阪急電車の祖「箕面有馬電気軌道1形」見てきた 100年前の車両 “現代に通じる”要素とは
阪急電鉄の前身である箕面有馬電気軌道が1910年より製造したのが1形電車です。現代に通じる“インターアーバンタイプ”の車両を、車庫でじっくり見てきました。
名目は路面電車だけど…
阪急電鉄は、箕面有馬電気軌道(後の阪神急行電鉄)と新京阪鉄道の2社をルーツに持つ鉄道会社です。正雀工場(大阪府摂津市)には数多くの保存車両がありますが、その中で最も古い車両が箕面有馬電気軌道1形電車です。
箕面有馬電気軌道が設立された1907(明治40)年当時、大阪周辺では阪神電気鉄道や京阪電気鉄道など、電車による鉄道が次々に開業していました。箕面有馬電気軌道を含むこれらは当時のアメリカで流行していた、都市間を電車で結ぶ「インターアーバン」の影響を受けた鉄道でした。
当時は鉄道に関する法律の問題で、鉄道省、つまり国が保有する鉄道に並行する路線の建設は規制されていました。しかし、路面電車を敷設するための軌道法に準拠していれば新しい鉄道の建設は認められたので、「わずかでも線路と道路が共用されていれば軌道法に準拠した鉄道」という解釈で、実質的には都市間電車による高速鉄道が敷設されたのです。
箕面有馬電気軌道は、梅田(現・大阪梅田)~宝塚間、石橋(現・石橋阪大前)~箕面間を結ぶ路線として開業し、どちらかといえば観光需要を狙った路線でした。沿線は田園ばかりで「ミミズ電車」と揶揄されるほどでしたが、同社の小林一三専務が沿線開発を合わせて行ったことで、予定の倍も収入が入る路線となりました。

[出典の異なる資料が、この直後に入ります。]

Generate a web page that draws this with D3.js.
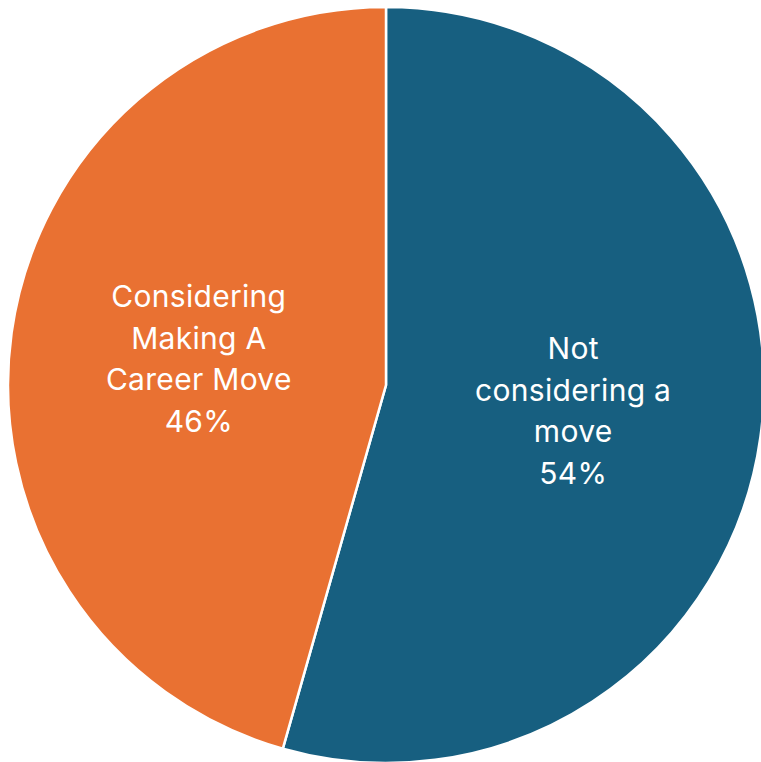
<!DOCTYPE html>
<html>
<head>
<meta charset="utf-8">
<script src="https://cdn.jsdelivr.net/npm/d3@7"></script>
<style>
  html, body { margin: 0; padding: 0; background: #ffffff; }
  svg { display: block; }
</style>
</head>
<body>
<svg id="chart" width="761" height="762"></svg>
<script>
// Data
const categories = ["Not considering a move", "Considering Making A Career Move"];
const labelLines = [["Not", "considering a", "move"], ["Considering", "Making A", "Career Move"]];
const values = [0.544, 0.456];
const colors = ["#175F80", "#E97132"];

const svg = d3.select("#chart");
const cx = 386, cy = 385, r = 378;

const pie = d3.pie().sort(null).value(d => d.value);
const data = categories.map((c, i) => ({ name: c, value: values[i], lines: labelLines[i], color: colors[i] }));
const arcs = pie(data);
const arc = d3.arc().innerRadius(0).outerRadius(r);

const g = svg.append("g").attr("transform", `translate(${cx},${cy})`);

g.selectAll("path.slice")
  .data(arcs)
  .join("path")
  .attr("class", "slice")
  .attr("d", arc)
  .attr("fill", d => d.data.color)
  .attr("stroke", "#ffffff")
  .attr("stroke-width", 2.5)
  .attr("stroke-linejoin", "miter");

const fmt = d3.format(".0%");
const lineH = 41.5;
arcs.forEach(d => {
  const [x, y] = arc.centroid(d);
  const lines = d.data.lines.concat([fmt(d.data.value)]);
  const n = lines.length;
  const t = g.append("text")
    .attr("x", x)
    .attr("y", y)
    .attr("text-anchor", "middle")
    .attr("fill", "#ffffff")
    .style("font-family", "Inter, 'Open Sans', sans-serif")
    .style("font-size", "30px")
    .style("letter-spacing", "0.3px");
  lines.forEach((ln, i) => {
    t.append("tspan")
      .attr("x", x)
      .attr("y", y + (i - (n - 1) / 2) * lineH)
      .attr("dy", "0.35em")
      .text(ln);
  });
});
</script>
</body>
</html>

1形はそうした大きな輸送需要にも対応できる、インターアーバンタイプとして設計されました。当時の路面電車との具体的な違いは「運転台が密閉式で、プラットホームから乗車する」「連結運転を考慮している」「車体が長く、ボギー台車」というもので、吹き晒しの運転台で単行運転する、当時の路面電車とは一線を画していました。